#### [WRITTEN INSTRUCTION]
Starting at the first line of the data below, write out each line exactly until you reach the line containing "plt.rcParams['font.family'] = ['Liberation", and include that line too.

#### [PROVIDED MATERIAL]

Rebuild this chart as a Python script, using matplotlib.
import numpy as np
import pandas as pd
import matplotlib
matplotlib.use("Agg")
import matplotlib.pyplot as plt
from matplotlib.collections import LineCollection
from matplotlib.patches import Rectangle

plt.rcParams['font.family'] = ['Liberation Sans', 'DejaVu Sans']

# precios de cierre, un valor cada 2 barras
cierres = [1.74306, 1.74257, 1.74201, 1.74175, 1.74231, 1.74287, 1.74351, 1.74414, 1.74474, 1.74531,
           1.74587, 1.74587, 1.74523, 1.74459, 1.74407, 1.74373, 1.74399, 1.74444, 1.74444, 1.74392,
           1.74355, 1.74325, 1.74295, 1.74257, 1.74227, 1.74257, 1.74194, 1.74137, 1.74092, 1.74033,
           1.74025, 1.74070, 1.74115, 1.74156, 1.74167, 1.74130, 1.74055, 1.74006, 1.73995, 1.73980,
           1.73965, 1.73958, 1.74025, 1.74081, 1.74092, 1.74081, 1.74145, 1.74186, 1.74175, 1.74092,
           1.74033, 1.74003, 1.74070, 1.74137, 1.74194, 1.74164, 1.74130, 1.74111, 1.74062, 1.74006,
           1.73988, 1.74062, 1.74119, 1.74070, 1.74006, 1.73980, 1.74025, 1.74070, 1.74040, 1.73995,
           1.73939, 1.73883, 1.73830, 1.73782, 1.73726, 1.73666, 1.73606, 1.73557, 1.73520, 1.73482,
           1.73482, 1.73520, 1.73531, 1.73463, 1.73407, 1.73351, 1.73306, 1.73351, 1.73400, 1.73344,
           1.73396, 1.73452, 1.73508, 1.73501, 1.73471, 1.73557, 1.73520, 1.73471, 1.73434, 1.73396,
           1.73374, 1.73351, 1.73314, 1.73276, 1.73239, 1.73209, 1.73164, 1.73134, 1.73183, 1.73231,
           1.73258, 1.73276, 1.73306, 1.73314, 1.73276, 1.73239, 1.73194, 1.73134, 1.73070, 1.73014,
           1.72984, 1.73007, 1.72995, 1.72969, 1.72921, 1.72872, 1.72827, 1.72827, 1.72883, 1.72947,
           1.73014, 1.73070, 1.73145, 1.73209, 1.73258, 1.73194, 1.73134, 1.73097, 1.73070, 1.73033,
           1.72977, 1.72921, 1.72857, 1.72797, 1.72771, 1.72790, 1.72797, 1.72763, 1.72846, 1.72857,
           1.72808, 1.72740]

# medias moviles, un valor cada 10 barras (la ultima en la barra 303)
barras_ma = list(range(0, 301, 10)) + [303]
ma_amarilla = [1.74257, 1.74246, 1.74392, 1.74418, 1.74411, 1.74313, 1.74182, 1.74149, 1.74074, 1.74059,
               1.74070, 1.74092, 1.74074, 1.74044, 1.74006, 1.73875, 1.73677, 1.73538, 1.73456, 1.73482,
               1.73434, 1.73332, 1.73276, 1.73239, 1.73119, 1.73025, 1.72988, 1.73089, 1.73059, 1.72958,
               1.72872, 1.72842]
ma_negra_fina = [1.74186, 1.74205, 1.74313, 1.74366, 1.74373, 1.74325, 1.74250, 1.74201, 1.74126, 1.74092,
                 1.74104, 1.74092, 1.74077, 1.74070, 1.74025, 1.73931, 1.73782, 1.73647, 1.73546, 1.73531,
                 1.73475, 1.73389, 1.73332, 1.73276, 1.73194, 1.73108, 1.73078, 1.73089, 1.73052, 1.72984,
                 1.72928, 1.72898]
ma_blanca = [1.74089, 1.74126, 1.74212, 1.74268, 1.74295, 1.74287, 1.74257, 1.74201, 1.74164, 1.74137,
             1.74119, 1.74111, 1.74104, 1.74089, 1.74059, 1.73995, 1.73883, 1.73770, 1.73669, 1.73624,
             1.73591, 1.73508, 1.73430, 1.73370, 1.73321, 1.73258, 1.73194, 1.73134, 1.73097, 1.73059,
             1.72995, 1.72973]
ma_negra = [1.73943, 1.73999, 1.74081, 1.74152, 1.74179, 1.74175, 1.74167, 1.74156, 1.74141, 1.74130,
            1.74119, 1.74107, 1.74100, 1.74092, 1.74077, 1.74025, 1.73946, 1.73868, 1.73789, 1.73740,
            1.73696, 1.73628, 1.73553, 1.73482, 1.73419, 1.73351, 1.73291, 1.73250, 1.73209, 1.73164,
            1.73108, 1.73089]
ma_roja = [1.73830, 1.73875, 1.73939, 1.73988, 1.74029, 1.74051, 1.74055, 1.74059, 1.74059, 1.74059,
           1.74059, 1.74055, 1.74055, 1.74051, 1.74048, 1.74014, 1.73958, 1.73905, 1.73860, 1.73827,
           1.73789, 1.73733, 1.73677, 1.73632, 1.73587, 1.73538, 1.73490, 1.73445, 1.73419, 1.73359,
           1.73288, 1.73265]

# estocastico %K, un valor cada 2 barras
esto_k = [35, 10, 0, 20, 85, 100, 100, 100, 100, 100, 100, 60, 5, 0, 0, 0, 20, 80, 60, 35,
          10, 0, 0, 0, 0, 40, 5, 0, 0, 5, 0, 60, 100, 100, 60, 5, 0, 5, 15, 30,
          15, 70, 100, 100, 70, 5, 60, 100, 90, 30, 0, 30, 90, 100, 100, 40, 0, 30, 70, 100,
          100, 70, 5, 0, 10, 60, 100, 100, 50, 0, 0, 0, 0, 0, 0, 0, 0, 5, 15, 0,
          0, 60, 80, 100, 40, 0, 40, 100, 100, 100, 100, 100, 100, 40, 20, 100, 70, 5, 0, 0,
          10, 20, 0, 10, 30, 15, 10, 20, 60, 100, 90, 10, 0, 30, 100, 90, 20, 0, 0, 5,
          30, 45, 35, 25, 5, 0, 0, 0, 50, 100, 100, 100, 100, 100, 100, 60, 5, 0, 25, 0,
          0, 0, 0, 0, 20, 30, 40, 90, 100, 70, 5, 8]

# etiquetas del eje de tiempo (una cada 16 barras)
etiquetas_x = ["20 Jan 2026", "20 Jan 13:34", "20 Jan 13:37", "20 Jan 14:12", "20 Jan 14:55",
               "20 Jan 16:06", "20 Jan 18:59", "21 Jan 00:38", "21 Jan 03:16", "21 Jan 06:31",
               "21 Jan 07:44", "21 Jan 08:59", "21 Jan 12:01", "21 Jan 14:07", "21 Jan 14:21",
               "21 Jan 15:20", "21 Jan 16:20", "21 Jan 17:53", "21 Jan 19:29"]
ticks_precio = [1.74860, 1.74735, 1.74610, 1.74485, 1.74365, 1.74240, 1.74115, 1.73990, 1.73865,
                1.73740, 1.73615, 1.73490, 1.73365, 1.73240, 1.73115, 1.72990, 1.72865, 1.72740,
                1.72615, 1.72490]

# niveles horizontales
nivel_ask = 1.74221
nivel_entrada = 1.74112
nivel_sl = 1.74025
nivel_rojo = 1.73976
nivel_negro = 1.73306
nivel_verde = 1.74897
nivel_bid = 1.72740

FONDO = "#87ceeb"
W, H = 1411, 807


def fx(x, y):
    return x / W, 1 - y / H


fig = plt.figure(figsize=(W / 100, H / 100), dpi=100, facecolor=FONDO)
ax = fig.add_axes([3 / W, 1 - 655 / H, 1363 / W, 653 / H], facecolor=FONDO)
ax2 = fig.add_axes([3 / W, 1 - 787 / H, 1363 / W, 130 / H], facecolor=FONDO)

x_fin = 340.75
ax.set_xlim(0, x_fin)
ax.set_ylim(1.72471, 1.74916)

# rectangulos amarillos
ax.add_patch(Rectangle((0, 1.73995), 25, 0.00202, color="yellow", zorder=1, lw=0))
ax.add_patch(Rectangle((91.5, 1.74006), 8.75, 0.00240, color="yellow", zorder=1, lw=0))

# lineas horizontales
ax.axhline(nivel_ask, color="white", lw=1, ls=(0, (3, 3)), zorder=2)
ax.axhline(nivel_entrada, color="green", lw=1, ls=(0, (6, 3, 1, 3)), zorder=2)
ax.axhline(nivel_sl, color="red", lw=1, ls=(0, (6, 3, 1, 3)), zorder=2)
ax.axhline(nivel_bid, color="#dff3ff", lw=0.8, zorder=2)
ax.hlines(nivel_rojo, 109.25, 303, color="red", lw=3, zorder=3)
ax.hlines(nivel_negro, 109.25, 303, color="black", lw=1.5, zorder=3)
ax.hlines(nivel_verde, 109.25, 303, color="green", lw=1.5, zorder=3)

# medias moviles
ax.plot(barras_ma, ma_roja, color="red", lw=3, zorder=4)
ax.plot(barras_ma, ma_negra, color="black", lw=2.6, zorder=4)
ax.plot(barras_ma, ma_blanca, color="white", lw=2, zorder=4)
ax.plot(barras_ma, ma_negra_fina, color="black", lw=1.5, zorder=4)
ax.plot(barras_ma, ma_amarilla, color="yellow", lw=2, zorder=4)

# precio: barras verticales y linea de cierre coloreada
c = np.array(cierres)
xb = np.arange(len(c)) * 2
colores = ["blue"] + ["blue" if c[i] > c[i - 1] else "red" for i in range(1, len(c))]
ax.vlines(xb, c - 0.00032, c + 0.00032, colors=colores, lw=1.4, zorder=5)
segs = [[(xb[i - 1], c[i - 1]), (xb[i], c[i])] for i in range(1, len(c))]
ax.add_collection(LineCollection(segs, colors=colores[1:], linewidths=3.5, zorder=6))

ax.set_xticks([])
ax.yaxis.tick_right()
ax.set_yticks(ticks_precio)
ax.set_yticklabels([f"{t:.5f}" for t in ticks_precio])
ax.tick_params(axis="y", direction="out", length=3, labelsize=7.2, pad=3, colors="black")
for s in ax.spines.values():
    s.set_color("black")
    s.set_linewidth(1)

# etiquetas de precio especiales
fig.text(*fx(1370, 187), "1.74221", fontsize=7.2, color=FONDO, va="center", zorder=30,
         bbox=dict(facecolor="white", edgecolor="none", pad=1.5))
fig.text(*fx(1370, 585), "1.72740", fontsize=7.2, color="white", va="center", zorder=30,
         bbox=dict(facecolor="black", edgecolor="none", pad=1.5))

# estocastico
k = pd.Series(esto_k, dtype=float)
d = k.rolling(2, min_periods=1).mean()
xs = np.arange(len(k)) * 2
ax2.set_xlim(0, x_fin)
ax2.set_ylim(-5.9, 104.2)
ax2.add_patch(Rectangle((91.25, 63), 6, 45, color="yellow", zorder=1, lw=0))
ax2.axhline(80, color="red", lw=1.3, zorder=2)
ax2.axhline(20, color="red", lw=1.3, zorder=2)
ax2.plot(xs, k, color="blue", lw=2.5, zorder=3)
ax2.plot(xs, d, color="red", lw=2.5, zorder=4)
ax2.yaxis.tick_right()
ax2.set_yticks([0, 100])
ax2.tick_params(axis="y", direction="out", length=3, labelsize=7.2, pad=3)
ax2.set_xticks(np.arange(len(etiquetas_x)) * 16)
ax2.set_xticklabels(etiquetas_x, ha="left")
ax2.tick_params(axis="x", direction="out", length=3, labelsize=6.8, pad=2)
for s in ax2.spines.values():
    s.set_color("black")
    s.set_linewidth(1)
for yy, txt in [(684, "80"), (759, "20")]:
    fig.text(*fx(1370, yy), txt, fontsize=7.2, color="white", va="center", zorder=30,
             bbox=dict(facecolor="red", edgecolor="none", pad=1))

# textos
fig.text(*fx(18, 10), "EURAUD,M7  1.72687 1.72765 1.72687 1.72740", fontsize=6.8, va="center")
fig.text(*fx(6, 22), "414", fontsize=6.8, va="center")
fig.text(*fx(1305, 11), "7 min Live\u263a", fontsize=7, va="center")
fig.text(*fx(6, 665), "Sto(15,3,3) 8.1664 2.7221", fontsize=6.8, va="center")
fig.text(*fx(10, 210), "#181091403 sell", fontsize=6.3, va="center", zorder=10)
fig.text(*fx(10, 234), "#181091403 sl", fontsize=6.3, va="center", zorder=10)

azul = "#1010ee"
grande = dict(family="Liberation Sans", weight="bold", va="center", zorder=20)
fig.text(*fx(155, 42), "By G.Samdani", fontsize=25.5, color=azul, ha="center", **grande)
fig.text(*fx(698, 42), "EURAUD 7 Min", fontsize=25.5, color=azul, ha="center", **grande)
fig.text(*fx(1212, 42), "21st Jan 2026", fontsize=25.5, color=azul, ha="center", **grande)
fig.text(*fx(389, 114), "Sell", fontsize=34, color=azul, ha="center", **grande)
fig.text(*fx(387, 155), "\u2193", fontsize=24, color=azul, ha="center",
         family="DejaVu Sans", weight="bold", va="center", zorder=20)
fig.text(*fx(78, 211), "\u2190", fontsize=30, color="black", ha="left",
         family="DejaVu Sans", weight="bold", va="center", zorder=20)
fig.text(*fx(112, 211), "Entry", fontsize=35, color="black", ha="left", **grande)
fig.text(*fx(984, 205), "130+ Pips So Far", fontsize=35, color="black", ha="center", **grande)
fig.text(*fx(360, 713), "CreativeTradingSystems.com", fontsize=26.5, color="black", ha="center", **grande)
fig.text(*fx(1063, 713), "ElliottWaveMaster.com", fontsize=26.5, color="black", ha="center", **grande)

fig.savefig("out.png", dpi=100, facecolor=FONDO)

#### [EXPECTED ANSWER]
Rebuild this chart as a Python script, using matplotlib.
import numpy as np
import pandas as pd
import matplotlib
matplotlib.use("Agg")
import matplotlib.pyplot as plt
from matplotlib.collections import LineCollection
from matplotlib.patches import Rectangle

plt.rcParams['font.family'] = ['Liberation Sans', 'DejaVu Sans']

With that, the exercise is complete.